Epstein and demonic rituals
Executive summary
Newly released Epstein files and media reporting have spawned sensational claims linking Jeffrey Epstein to “demonic” worship, ritual sacrifice and occult networks — claims that appear in some tip reports and on partisan outlets but are not established in official findings [1] [2]. A careful reading of the documents and reporting shows a mix of uncorroborated allegations, suggestive personal artifacts (books and a peculiar bank-account label), and explicit denials from responsible investigators that ritual worship or sacrifice was proven [3] [4] [5] [6].
1. What the allegations actually say and where they come from
Online and religious outlets are amplifying items from the recent DOJ dump — including witness tips alleging occult activity, a scanned bank-account name that some read as “Baal,” reports of torture videos, and emails listing books with occult overtones — but those items are largely raw tips, transactional records, or metadata rather than court findings of ritual crime [1] [2] [3] [4].
2. What the DOJ and journalists actually released in the file dump
The Department of Justice release contains millions of pages: agent reports, tips from alleged victims and third parties, internal prosecutor notes and thousands of Epstein emails; some FBI summaries relay interview claims that reference “occult” and “human sacrifice,” but those are presented as tips and referrals rather than evidence admitted at trial or the subject of separate criminal charges [1] [7].
3. Material facts that feed occult readings — and their limits
Researchers point to a handful of concrete items that fuel speculation: receipts for books with occult themes in Epstein’s email records and a bank-account label that some coverage transcribes as “Baal,” which online commentators interpret as a demon reference [3] [4]. These facts are verifiable as items in the record, but they do not by themselves prove ritual practice, and multiple reporters and analysts emphasize that the architecture on Epstein’s island and the presence of such items have plausible, non-occult explanations [3] [5] [6].

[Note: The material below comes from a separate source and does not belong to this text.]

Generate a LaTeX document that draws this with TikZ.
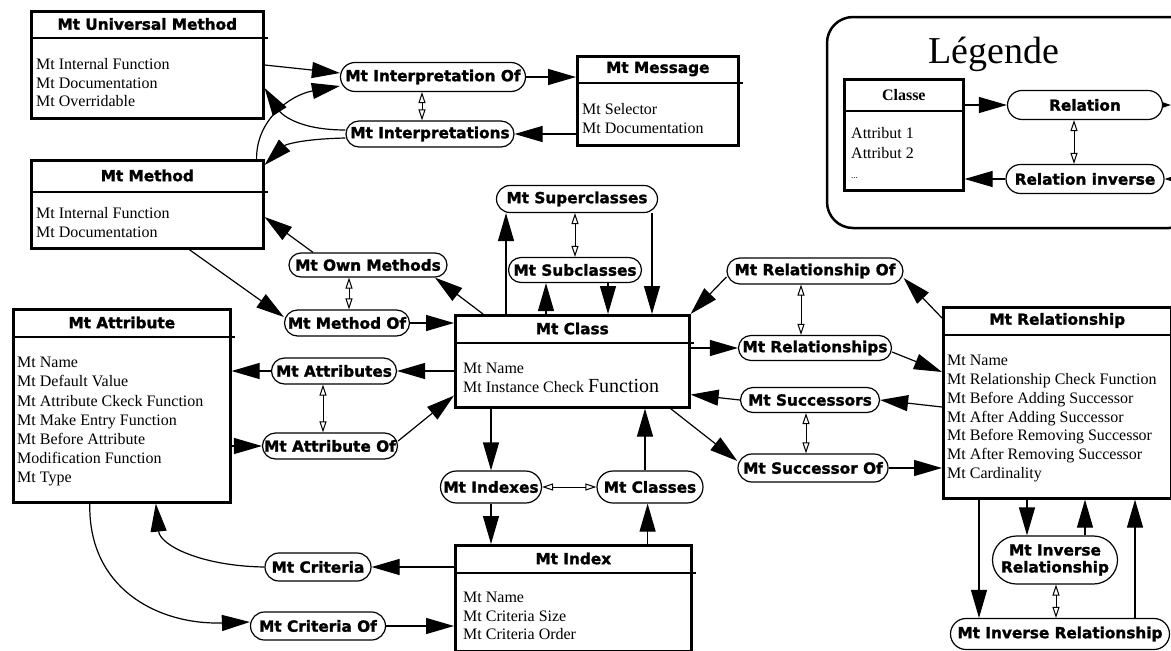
\documentclass[tikz,border=0pt]{standalone}
\usepackage{fontspec}
\setmainfont{Liberation Serif}
\newfontfamily\hdfont{DejaVu Sans}[BoldFeatures={FakeBold=1.6}]
\usetikzlibrary{arrows.meta,shapes.misc,calc}
\begin{document}
\begin{tikzpicture}[x=1pt,y=-1pt,
  cbox/.style={draw, line width=2.6pt, anchor=north west, inner sep=0pt},
  sepline/.style={line width=2.6pt},
  ttl/.style={font=\hdfont\bfseries\fontsize{15.3}{18}\selectfont, inner sep=0pt},
  body/.style={font=\fontsize{16}{18.8}\selectfont, align=left, anchor=north west, inner sep=0pt},
  pill/.style={draw, line width=1.2pt, rounded rectangle, inner sep=0pt, font=\hdfont\bfseries\fontsize{15.3}{18}\selectfont},
  arr/.style={line width=1.2pt, -{Triangle[length=28pt,width=16pt]}},
  dbl/.style={line width=1pt, {Triangle[open,length=11pt,width=7pt]}-{Triangle[open,length=11pt,width=7pt]}},
  sarr/.style={line width=1.2pt, -{Triangle[length=8pt,width=5pt]}},
]
\useasboundingbox (0,0) rectangle (1171,651);

% ---------- Legend ----------
\draw[line width=2.5pt, rounded corners=26pt] (827,17) rectangle (1195,228);
\node[anchor=base, font=\fontsize{38}{40}\selectfont, inner sep=0pt] (legtitle) at (994,63) {Légende};
\node[cbox, minimum width=119pt, minimum height=111pt] (classe) at (843,78) {};
\draw[sepline] ([yshift=-33pt]classe.north west) -- ([yshift=-33pt]classe.north east);
\node[inner sep=0pt, font=\bfseries\fontsize{16}{18}\selectfont] (classettl) at ([yshift=-17pt]classe.north) {Classe};
\node[body, font=\fontsize{16}{20}\selectfont] (classebody) at (851,127) {Attribut 1\\Attribut 2\\{\fontsize{9}{9}\selectfont...}};
\node[pill, minimum width=155pt, minimum height=29pt] (relation) at (1085,105) {Relation};
\node[pill, minimum width=158pt, minimum height=29pt] (relinv) at (1085,179) {Relation inverse};
\coordinate (lr1) at (1171,105);
\coordinate (lr2) at (1171,179);
\draw[arr] (relation.west -| classe.east) -- (relation.west);
\draw[arr] (relinv.west) -- (relinv.west -| classe.east);
\draw[dbl] ([xshift=-11pt]relation.south) -- ([xshift=-11pt]relation.south |- relinv.north);
\draw[sarr] (relation.east) -- (lr1);
\draw[sarr] (lr2) -- (relinv.east);

% ---------- Class boxes ----------
\node[cbox, minimum width=232pt, minimum height=107pt] (umeth) at (30,10) {};
\draw[sepline] ([yshift=-28pt]umeth.north west) -- ([yshift=-28pt,xshift=3pt]umeth.north east);
\node[ttl] (umethttl) at ([yshift=-14pt]umeth.north) {Mt Universal Method};
\node[body] (umethbody) at (36,58) {Mt Internal Function\\Mt Documentation\\Mt Overridable};

\node[cbox, minimum width=232pt, minimum height=88pt] (method) at (30,159) {};
\draw[sepline] ([yshift=-33pt]method.north west) -- ([yshift=-33pt,xshift=3pt]method.north east);
\node[ttl] (methodttl) at ([yshift=-16.5pt]method.north) {Mt Method};
\node[body] (methodbody) at (36,207) {Mt Internal Function\\Mt Documentation};

\node[cbox, minimum width=161pt, minimum height=89pt] (message) at (576,55) {};
\draw[sepline] ([yshift=-28pt]message.north west) -- ([yshift=-28pt,xshift=3pt]message.north east);
\node[ttl] (messagettl) at ([yshift=-14pt]message.north) {Mt Message};
\node[body] (messagebody) at (582,103) {Mt Selector\\Mt Documentation};

\node[cbox, minimum width=217pt, minimum height=193pt] (attribute) at (12,308) {};
\draw[sepline] ([yshift=-29pt]attribute.north west) -- ([yshift=-29pt,xshift=3pt]attribute.north east);
\node[ttl] (attributettl) at ([yshift=-14.5pt]attribute.north) {Mt Attribute};
\node[body, font=\fontsize{16}{19.2}\selectfont] (attributebody) at (17,357) {Mt Name\\Mt Default Value\\Mt Attribute Ckeck Function\\Mt Make Entry Function\\Mt Before Attribute\\Modification Function\\Mt Type};

\node[cbox, minimum width=234pt, minimum height=92pt] (class) at (454,314) {};
\draw[sepline] ([yshift=-29pt]class.north west) -- ([yshift=-29pt,xshift=3pt]class.north east);
\node[ttl] (classttl) at ([yshift=-14.5pt]class.north) {Mt Class};
\node[body] (classbody) at (463,363) {Mt Name\\Mt Instance Check {\fontsize{20}{18.8}\selectfont Function}};

\node[cbox, minimum width=228pt, minimum height=191pt] (relationship) at (942,306) {};
\draw[sepline] ([yshift=-29pt]relationship.north west) -- ([yshift=-29pt]relationship.north east);
\node[ttl] (relationshipttl) at ([yshift=-14.5pt]relationship.north) {Mt Relationship};
\node[body] (relationshipbody) at (947,355) {Mt Name\\Mt Relationship Check Function\\Mt Before Adding Successor\\Mt After Adding Successor\\Mt Before Removing Successor\\Mt After Removing Successor\\Mt Cardinality};

\node[cbox, minimum width=236pt, minimum height=106pt] (index) at (454,544) {};
\draw[sepline] ([yshift=-29pt]index.north west) -- ([yshift=-29pt,xshift=3pt]index.north east);
\node[ttl] (indexttl) at ([yshift=-14.5pt]index.north) {Mt Index};
\node[body, font=\fontsize{16}{18.5}\selectfont] (indexbody) at (463,592) {Mt Name\\Mt Criteria Size\\Mt Criteria Order};

% ---------- Relation pills ----------
\node[pill, minimum width=185pt, minimum height=29pt] (interpOf) at (433,77) {Mt Interpretation Of};
\node[pill, minimum width=168pt, minimum height=26pt] (interps) at (430,134) {Mt Interpretations};
\node[pill, minimum width=161pt, minimum height=27pt] (supers) at (577,199) {Mt Superclasses};
\node[pill, minimum width=133pt, minimum height=25pt] (subs) at (575,270) {Mt Subclasses};
\node[pill, minimum width=158pt, minimum height=24pt] (ownmeth) at (368,265) {Mt Own Methods};
\node[pill, minimum width=125pt, minimum height=26pt] (methodOf) at (347,323) {Mt Method Of};
\node[pill, minimum width=125pt, minimum height=26pt] (attrs) at (334,371) {Mt Attributes};
\node[pill, minimum width=135pt, minimum height=26pt] (attrOf) at (330,446) {Mt Attribute Of};
\node[pill, minimum width=176pt, minimum height=26pt] (relOf) at (815,271) {Mt Relationship Of};
\node[pill, minimum width=153pt, minimum height=25pt] (rels) at (815,348) {Mt Relationships};
\node[pill, minimum width=139pt, minimum height=25pt] (succs) at (810,400) {Mt Successors};
\node[pill, minimum width=150pt, minimum height=28pt] (succOf) at (813,468) {Mt Successor Of};
\node[pill, minimum width=101pt, minimum height=32pt] (indexes) at (491,487) {Mt Indexes};
\node[pill, minimum width=106pt, minimum height=32pt] (classes) at (650,487) {Mt Classes};
\node[pill, minimum width=106pt, minimum height=28pt] (criteria) at (318,567) {Mt Criteria};
\node[pill, minimum width=135pt, minimum height=28pt] (criteriaOf) at (318,626) {Mt Criteria Of};
\node[pill, minimum width=125pt, minimum height=48pt, align=center, font=\hdfont\bfseries\fontsize{15.3}{17}\selectfont] (invRel2) at (1055,560) {Mt Inverse\\Relationship};
\node[pill, minimum width=219pt, minimum height=31pt] (invRel) at (1060,634) {Mt Inverse Relationship};

% ---------- Connectors: methods / messages ----------
\draw[arr] ([yshift=-55pt]umeth.north east) -- ([yshift=4pt]interpOf.west);
\draw[arr] ([xshift=-8pt]method.north east) .. controls (256,120) and (290,95) .. ([yshift=-9pt]interpOf.west);
\draw[arr] ([yshift=4pt]interps.west) .. controls (295,130) and (280,112) .. ([yshift=-78pt]umeth.north east);
\draw[arr] ([yshift=-4pt]interps.west) .. controls (300,139) and (285,145) .. ([yshift=-6pt]method.north east);
\draw[dbl] ([xshift=-11pt]interpOf.south) -- ([xshift=-11pt]interpOf.south |- interps.north);
\draw[arr] (interpOf.east) -- (interpOf.east -| message.west);
\draw[arr] (message.west |- interps.east) -- (interps.east);

\draw[arr] ([xshift=42pt]method.south) -- ([yshift=6pt]methodOf.west);
\draw[arr] ([xshift=-55pt]ownmeth.north) -- ([yshift=-58pt]method.north east);
\draw[arr] ([xshift=29pt]class.north west) -- ([xshift=67pt]ownmeth.south);
\draw[dbl] ([xshift=-19pt]ownmeth.south) -- ([xshift=-19pt]ownmeth.south |- methodOf.north);
\draw[arr] (methodOf.east) -- (methodOf.east -| class.west);

% ---------- attributes ----------
\draw[arr] (attrs.east -| class.west) -- (attrs.east);
\draw[arr] (attrs.west) -- (attrs.west -| attribute.east);
\draw[dbl] ([xshift=-11pt]attrs.south) -- ([xshift=-11pt]attrs.south |- attrOf.north);
\draw[arr] (attrOf.west -| attribute.east) -- (attrOf.west);
\draw[arr] ([yshift=5pt]attrOf.east) -- ([yshift=13pt]class.south west);

% ---------- super/subclasses ----------
\draw[arr] ([xshift=52pt]class.north west) -- ([xshift=52pt]class.north west |- supers.south);
\draw[arr] ([xshift=92pt]class.north west) -- ([xshift=92pt]class.north west |- subs.south);
\draw[arr] ([xshift=33pt]subs.south) -- ([xshift=33pt]subs.south |- class.north);
\draw[arr] ([xshift=75pt]supers.south) -- ([xshift=75pt]supers.south |- class.north);
\draw[dbl] ([xshift=-2pt]supers.south) -- ([xshift=-2pt]supers.south |- subs.north);

% ---------- relationships ----------
\draw[arr] ([yshift=-6pt]relOf.west) -- (class.north east);
\draw[arr] ([yshift=-12pt]relationship.north west) -- ([yshift=-7pt]relOf.east);
\draw[dbl] ([xshift=-14pt]relOf.south) -- ([xshift=-14pt]relOf.south |- rels.north);
\draw[arr] (rels.west -| class.east) -- (rels.west);
\draw[arr] ([yshift=-4pt]rels.east) -- ([yshift=-66pt]relationship.north west);
\draw[arr] ([yshift=-101pt]relationship.north west) -- (succs.east);
\draw[arr] (succs.west) -- ([yshift=14pt]class.south east);
\draw[dbl] ([xshift=-4pt]succs.south) -- ([xshift=-4pt]succs.south |- succOf.north);
\draw[arr] ([xshift=-20pt]class.south east) -- ([yshift=7pt]succOf.west);
\draw[arr] (succOf.east) -- (succOf.east -| relationship.west);

% ---------- inverse relationship ----------
\draw[arr] ([xshift=37pt]relationship.south west) -- ([xshift=37pt]relationship.south west |- invRel.north);
\draw[arr] ([xshift=85pt]relationship.south west) -- ([xshift=85pt]relationship.south west |- invRel2.north);
\draw[arr] ([xshift=30pt]invRel2.north) -- ([xshift=30pt]invRel2.north |- relationship.south);
\draw[arr] ([xshift=75pt]invRel.north) -- ([xshift=75pt]invRel.north |- relationship.south);
\draw[dbl] ([xshift=1pt]invRel2.south) -- ([xshift=1pt]invRel2.south |- invRel.north);

% ---------- indexes ----------
\draw[arr] ([xshift=37pt]class.south west) -- ([xshift=37pt]class.south west |- indexes.north);
\draw[arr] (indexes.south) -- (indexes.south |- index.north);
\draw[arr] ([xshift=-45pt]index.north east) -- ([xshift=-45pt]index.north east |- classes.south);
\draw[arr] ([xshift=-5pt]classes.north) -- ([xshift=-5pt]classes.north |- class.south);
\draw[dbl] (indexes.east) -- (classes.west);

% ---------- criteria ----------
\draw[arr] (criteria.east -| index.west) -- (criteria.east);
\draw[arr] (criteria.west) .. controls (200,566) and (160,545) .. ([xshift=34pt]attribute.south);
\draw[arr] ([xshift=-32pt]attribute.south) .. controls (88,590) and (160,625) .. ([yshift=4pt]criteriaOf.west);
\draw[arr] (criteriaOf.east) -- (criteriaOf.east -| index.west);
\end{tikzpicture}
\end{document}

4. Investigators’ findings, and the absence of prosecutable proof of ritual abuse
Official investigative records and reputable follow-ups make a consistent point: prosecutors documented trafficking, sexual abuse and exploitation; they also recorded tips about ritualistic behavior, but there is no public record of charges, court findings, or forensic proof substantiating claims of worshipping Moloch, organized human sacrifice, or formal occult cult activity tied to Epstein [5] [6] [7]. News organizations that analyzed the files note unredacted allegations and forwarded tips but stop short of treating those tips as established fact [7] [1].
5. Why the “demonic ritual” narrative spreads — motives and media dynamics
Sensational narratives thrive where real horror exists: Epstein’s documented sex trafficking creates psychological and political space for more extreme, emotionally satisfying stories; partisan outlets and social-media actors can benefit by amplifying lurid angles [8]. Some religious and ideological publications frame ambiguous artifacts as proof of satanic practice [2], while careful reviewers — journalists and pagan-rights advocates — warn against conflating metaphor, rumor and raw tips with criminal proof, noting echoes of past “Satanic Panic” dynamics [6] [8].
6. Conclusion: what is supported, what is plausible, and what remains unproven
The files show that tips and documents referencing occult symbols and claims exist in the record and that Epstein collected or transacted in items that some read as occult-themed, but authoritative reporting and investigators have not produced corroborated evidence that Epstein conducted ritual human sacrifice or ran an occult cult; such claims remain unproven and often rely on inference, selective reading, or low‑credibility sources [3] [5] [6] [1]. The responsible posture is to recognize real, documented crimes while treating ritualist allegations as allegations: worthy of investigation where credible corroboration appears, but not as established fact in their current public form [7] [5].